The exercise ->
Starting at the line that contains "Reproduce this chart with matplotlib." and stopping at the line that contains "590], color='#8c8c8c', lw=0)", repeat every line exactly, the two end lines included, and nothing else.

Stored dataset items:
####
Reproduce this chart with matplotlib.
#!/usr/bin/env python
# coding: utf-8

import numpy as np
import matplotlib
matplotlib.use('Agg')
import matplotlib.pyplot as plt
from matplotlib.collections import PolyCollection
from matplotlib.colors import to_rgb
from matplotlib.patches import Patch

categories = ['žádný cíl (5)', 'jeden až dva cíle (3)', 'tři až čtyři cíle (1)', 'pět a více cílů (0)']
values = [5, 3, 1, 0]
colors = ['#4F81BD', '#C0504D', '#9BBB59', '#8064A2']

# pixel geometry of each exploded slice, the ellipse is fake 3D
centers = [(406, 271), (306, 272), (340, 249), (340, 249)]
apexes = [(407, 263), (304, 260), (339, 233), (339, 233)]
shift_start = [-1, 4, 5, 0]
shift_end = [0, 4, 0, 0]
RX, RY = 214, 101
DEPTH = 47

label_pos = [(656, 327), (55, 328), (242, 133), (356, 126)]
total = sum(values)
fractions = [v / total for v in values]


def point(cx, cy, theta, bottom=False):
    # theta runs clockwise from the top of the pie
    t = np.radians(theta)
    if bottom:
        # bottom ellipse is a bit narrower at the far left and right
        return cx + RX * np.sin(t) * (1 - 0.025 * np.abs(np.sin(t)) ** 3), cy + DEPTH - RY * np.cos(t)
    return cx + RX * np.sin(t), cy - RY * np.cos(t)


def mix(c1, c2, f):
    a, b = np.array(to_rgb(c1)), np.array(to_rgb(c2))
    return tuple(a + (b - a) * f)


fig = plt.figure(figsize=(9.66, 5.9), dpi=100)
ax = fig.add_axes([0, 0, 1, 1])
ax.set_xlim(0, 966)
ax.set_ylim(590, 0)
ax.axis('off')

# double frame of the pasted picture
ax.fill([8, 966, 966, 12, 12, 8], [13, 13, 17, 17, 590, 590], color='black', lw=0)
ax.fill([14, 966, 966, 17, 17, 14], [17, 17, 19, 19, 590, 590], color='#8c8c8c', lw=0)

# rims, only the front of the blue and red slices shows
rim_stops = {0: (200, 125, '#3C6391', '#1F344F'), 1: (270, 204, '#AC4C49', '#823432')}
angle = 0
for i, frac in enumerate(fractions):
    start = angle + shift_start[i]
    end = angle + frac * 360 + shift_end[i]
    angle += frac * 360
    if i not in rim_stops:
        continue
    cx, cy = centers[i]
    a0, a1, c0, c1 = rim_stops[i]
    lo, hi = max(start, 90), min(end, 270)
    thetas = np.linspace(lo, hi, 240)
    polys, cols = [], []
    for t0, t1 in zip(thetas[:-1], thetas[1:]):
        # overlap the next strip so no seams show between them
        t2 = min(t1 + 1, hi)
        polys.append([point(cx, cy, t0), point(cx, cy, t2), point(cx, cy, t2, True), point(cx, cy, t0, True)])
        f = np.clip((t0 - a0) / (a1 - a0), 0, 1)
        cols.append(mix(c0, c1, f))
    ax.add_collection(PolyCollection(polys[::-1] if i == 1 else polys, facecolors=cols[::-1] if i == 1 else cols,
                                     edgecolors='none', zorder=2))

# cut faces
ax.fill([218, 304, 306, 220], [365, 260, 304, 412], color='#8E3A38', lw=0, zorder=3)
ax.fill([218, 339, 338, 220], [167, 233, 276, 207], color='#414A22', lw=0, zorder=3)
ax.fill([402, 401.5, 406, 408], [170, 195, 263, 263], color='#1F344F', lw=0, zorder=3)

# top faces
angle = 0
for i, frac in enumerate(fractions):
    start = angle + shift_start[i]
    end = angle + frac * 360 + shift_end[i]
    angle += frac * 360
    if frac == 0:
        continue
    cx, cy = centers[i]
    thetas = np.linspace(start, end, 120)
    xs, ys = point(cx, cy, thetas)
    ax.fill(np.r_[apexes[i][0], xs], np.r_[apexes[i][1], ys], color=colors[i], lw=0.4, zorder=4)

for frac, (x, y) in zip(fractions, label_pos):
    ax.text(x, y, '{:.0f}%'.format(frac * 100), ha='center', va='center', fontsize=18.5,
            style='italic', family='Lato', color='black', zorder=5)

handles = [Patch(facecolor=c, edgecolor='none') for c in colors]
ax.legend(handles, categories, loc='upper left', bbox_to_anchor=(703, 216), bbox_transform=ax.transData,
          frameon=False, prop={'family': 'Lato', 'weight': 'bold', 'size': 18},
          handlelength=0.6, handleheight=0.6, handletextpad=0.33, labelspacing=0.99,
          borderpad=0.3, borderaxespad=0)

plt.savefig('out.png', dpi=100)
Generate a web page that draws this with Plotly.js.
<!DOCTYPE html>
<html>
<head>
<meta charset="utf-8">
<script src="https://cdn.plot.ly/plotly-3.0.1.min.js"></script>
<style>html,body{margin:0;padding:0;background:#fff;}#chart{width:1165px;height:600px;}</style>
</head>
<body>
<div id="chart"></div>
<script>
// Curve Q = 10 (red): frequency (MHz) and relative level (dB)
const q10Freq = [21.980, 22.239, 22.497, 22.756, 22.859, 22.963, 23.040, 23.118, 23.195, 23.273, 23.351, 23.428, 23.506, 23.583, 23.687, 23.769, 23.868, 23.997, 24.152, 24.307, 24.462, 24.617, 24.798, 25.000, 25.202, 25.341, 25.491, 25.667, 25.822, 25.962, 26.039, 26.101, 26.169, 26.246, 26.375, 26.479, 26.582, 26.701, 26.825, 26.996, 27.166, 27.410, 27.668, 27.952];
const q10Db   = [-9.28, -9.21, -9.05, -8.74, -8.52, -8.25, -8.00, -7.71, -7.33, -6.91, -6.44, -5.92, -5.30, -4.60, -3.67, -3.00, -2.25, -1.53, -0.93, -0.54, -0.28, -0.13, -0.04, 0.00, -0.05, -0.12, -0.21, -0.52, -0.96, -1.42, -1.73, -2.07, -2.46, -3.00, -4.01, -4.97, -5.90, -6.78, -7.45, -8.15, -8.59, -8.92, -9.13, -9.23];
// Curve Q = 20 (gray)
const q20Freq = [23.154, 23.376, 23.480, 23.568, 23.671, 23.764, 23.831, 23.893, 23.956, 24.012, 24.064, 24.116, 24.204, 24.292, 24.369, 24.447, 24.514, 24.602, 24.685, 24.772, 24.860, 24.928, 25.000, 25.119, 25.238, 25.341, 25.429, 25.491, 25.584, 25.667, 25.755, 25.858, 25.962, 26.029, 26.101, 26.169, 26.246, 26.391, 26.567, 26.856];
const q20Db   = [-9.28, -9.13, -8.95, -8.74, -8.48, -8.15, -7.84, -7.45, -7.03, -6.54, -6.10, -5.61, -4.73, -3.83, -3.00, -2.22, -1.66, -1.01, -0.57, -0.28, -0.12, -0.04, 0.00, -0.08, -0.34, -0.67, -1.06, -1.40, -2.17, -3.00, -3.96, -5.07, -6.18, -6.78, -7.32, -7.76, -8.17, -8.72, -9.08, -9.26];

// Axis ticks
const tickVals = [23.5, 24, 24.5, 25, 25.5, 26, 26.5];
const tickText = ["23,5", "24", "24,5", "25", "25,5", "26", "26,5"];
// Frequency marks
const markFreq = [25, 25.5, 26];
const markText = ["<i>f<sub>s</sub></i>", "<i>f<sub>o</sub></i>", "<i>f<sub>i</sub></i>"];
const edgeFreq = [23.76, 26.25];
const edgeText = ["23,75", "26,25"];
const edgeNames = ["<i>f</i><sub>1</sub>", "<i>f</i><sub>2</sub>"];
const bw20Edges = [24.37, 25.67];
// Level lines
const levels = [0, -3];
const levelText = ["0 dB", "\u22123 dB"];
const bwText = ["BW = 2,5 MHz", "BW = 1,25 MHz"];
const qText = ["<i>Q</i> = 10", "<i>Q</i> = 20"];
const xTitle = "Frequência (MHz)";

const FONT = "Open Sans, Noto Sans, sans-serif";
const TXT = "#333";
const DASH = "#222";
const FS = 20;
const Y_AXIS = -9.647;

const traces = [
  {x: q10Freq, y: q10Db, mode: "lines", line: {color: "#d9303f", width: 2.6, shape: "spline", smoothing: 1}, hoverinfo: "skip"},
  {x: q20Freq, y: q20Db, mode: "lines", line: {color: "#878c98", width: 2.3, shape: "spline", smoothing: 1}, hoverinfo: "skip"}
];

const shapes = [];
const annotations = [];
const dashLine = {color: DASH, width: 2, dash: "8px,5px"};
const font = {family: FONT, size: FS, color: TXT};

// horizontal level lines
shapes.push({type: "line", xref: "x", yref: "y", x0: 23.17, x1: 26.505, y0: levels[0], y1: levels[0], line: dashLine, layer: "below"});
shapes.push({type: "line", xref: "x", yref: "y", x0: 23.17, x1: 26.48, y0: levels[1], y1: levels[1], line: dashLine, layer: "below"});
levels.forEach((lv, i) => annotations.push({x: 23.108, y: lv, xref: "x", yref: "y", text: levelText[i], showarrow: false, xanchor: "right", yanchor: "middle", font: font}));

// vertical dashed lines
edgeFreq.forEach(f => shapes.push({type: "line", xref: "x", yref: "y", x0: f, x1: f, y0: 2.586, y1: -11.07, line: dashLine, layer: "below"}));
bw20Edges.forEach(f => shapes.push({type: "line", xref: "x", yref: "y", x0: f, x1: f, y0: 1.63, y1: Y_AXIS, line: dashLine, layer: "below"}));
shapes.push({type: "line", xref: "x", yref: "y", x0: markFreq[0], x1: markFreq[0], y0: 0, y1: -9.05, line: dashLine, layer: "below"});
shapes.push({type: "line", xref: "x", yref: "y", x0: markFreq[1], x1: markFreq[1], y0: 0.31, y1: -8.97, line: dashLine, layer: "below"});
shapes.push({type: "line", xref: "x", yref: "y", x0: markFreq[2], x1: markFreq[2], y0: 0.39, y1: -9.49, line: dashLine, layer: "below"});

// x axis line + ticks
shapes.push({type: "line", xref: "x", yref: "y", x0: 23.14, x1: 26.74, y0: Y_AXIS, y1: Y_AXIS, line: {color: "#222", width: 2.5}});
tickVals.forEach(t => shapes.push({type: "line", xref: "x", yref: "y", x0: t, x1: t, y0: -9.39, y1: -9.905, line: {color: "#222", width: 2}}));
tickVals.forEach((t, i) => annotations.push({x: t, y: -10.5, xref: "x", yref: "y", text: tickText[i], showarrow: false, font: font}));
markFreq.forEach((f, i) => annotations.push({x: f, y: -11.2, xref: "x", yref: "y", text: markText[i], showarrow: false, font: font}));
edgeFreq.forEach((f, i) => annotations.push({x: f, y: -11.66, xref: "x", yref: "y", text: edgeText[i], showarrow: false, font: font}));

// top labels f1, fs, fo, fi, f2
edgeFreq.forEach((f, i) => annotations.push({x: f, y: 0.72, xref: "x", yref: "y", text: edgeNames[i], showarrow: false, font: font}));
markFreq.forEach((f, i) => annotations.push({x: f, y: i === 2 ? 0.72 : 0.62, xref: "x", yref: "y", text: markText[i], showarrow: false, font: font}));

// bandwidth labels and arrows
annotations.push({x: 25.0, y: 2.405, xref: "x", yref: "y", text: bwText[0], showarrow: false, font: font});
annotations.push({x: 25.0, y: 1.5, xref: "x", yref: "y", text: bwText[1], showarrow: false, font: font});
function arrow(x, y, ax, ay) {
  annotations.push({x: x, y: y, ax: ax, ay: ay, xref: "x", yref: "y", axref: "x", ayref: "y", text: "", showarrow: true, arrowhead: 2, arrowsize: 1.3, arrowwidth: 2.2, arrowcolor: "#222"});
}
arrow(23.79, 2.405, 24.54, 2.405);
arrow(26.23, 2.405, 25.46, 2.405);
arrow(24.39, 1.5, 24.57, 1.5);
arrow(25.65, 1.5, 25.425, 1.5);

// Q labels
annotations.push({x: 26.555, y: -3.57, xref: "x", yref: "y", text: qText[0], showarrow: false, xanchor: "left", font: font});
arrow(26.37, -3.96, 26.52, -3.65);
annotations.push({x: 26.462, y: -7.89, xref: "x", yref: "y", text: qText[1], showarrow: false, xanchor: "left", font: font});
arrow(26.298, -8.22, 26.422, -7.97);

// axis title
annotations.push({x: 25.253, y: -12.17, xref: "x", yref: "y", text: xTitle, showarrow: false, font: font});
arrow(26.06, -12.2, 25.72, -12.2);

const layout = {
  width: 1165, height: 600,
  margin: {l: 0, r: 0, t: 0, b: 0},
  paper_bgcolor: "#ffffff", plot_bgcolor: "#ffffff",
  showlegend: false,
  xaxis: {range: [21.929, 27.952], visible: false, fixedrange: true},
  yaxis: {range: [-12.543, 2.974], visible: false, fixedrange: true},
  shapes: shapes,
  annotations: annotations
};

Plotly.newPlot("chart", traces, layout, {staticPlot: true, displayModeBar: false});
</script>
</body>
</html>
####
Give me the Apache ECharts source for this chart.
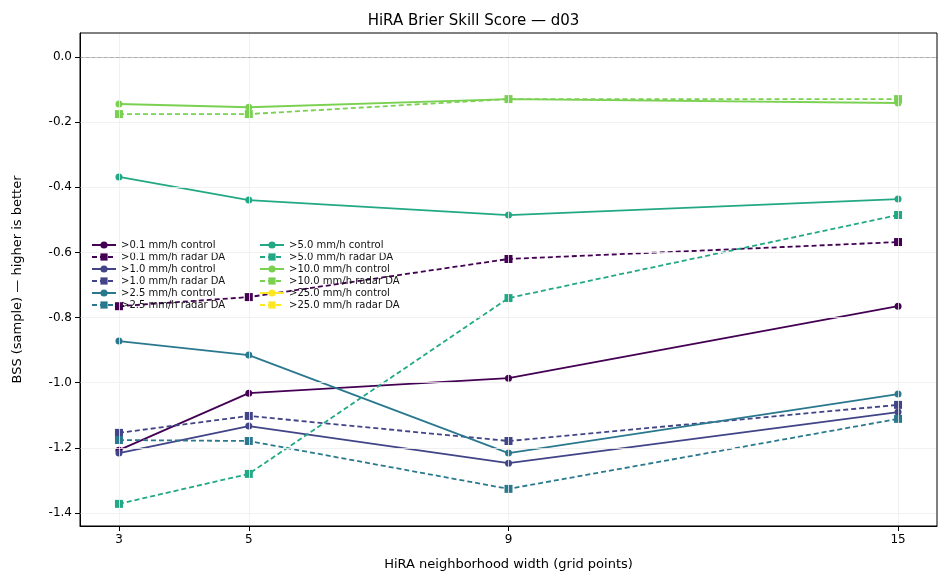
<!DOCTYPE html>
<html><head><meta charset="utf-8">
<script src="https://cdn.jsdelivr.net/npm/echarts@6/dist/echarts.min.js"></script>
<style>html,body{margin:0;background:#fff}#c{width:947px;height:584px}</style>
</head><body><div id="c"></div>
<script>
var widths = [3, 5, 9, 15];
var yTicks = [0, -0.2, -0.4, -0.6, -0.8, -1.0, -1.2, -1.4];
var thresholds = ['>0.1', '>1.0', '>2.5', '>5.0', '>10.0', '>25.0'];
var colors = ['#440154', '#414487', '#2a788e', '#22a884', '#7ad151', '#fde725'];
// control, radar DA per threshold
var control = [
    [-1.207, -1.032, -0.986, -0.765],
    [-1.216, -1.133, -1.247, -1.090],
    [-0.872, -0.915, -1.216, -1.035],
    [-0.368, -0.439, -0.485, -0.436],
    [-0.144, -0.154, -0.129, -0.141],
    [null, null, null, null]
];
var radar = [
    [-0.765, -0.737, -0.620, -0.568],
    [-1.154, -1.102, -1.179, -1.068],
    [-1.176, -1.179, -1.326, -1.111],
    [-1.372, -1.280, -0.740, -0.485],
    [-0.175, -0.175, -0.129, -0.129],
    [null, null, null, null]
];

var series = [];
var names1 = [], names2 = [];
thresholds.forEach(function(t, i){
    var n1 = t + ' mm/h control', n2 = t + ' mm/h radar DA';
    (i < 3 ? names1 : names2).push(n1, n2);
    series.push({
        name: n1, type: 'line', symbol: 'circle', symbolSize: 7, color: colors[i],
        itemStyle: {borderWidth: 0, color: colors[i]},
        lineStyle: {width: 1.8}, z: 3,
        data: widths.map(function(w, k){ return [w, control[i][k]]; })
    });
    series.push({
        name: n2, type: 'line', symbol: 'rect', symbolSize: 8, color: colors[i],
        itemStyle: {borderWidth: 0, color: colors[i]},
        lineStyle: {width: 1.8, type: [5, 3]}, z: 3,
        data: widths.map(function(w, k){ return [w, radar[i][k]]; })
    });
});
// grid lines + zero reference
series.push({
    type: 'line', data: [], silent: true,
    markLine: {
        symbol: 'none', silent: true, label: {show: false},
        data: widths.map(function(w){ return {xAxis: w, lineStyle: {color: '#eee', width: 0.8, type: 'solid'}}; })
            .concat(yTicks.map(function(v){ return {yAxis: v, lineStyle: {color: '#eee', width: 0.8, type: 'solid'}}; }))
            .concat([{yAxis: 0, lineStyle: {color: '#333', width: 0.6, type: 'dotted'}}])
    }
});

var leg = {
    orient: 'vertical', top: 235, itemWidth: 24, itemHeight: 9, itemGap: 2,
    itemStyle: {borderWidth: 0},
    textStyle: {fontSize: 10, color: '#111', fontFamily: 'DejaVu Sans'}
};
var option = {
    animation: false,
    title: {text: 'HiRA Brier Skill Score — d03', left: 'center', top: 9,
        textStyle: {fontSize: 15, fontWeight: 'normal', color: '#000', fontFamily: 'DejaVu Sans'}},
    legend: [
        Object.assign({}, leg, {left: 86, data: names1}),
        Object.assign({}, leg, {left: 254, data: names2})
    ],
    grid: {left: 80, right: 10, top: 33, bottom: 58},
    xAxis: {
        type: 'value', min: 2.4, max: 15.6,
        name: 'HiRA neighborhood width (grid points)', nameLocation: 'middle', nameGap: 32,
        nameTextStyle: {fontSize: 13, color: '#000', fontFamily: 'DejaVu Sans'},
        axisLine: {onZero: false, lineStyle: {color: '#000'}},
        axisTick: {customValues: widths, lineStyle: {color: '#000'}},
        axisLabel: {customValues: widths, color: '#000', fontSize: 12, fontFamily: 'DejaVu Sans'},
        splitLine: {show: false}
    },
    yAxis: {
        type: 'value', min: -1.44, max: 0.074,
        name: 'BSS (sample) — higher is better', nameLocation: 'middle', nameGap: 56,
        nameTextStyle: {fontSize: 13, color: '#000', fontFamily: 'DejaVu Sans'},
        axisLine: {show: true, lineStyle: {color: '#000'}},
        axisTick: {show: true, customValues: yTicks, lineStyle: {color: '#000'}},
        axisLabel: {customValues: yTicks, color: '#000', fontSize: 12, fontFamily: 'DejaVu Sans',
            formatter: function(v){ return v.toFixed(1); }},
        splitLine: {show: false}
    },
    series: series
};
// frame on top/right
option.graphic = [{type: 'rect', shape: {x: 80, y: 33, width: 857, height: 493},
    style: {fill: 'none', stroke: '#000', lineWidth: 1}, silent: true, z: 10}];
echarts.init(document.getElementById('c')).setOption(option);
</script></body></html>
####
Reply to the task ->
Reproduce this chart with matplotlib.
#!/usr/bin/env python
# coding: utf-8

import numpy as np
import matplotlib
matplotlib.use('Agg')
import matplotlib.pyplot as plt
from matplotlib.collections import PolyCollection
from matplotlib.colors import to_rgb
from matplotlib.patches import Patch

categories = ['žádný cíl (5)', 'jeden až dva cíle (3)', 'tři až čtyři cíle (1)', 'pět a více cílů (0)']
values = [5, 3, 1, 0]
colors = ['#4F81BD', '#C0504D', '#9BBB59', '#8064A2']

# pixel geometry of each exploded slice, the ellipse is fake 3D
centers = [(406, 271), (306, 272), (340, 249), (340, 249)]
apexes = [(407, 263), (304, 260), (339, 233), (339, 233)]
shift_start = [-1, 4, 5, 0]
shift_end = [0, 4, 0, 0]
RX, RY = 214, 101
DEPTH = 47

label_pos = [(656, 327), (55, 328), (242, 133), (356, 126)]
total = sum(values)
fractions = [v / total for v in values]


def point(cx, cy, theta, bottom=False):
    # theta runs clockwise from the top of the pie
    t = np.radians(theta)
    if bottom:
        # bottom ellipse is a bit narrower at the far left and right
        return cx + RX * np.sin(t) * (1 - 0.025 * np.abs(np.sin(t)) ** 3), cy + DEPTH - RY * np.cos(t)
    return cx + RX * np.sin(t), cy - RY * np.cos(t)


def mix(c1, c2, f):
    a, b = np.array(to_rgb(c1)), np.array(to_rgb(c2))
    return tuple(a + (b - a) * f)


fig = plt.figure(figsize=(9.66, 5.9), dpi=100)
ax = fig.add_axes([0, 0, 1, 1])
ax.set_xlim(0, 966)
ax.set_ylim(590, 0)
ax.axis('off')

# double frame of the pasted picture
ax.fill([8, 966, 966, 12, 12, 8], [13, 13, 17, 17, 590, 590], color='black', lw=0)
ax.fill([14, 966, 966, 17, 17, 14], [17, 17, 19, 19, 590, 590], color='#8c8c8c', lw=0)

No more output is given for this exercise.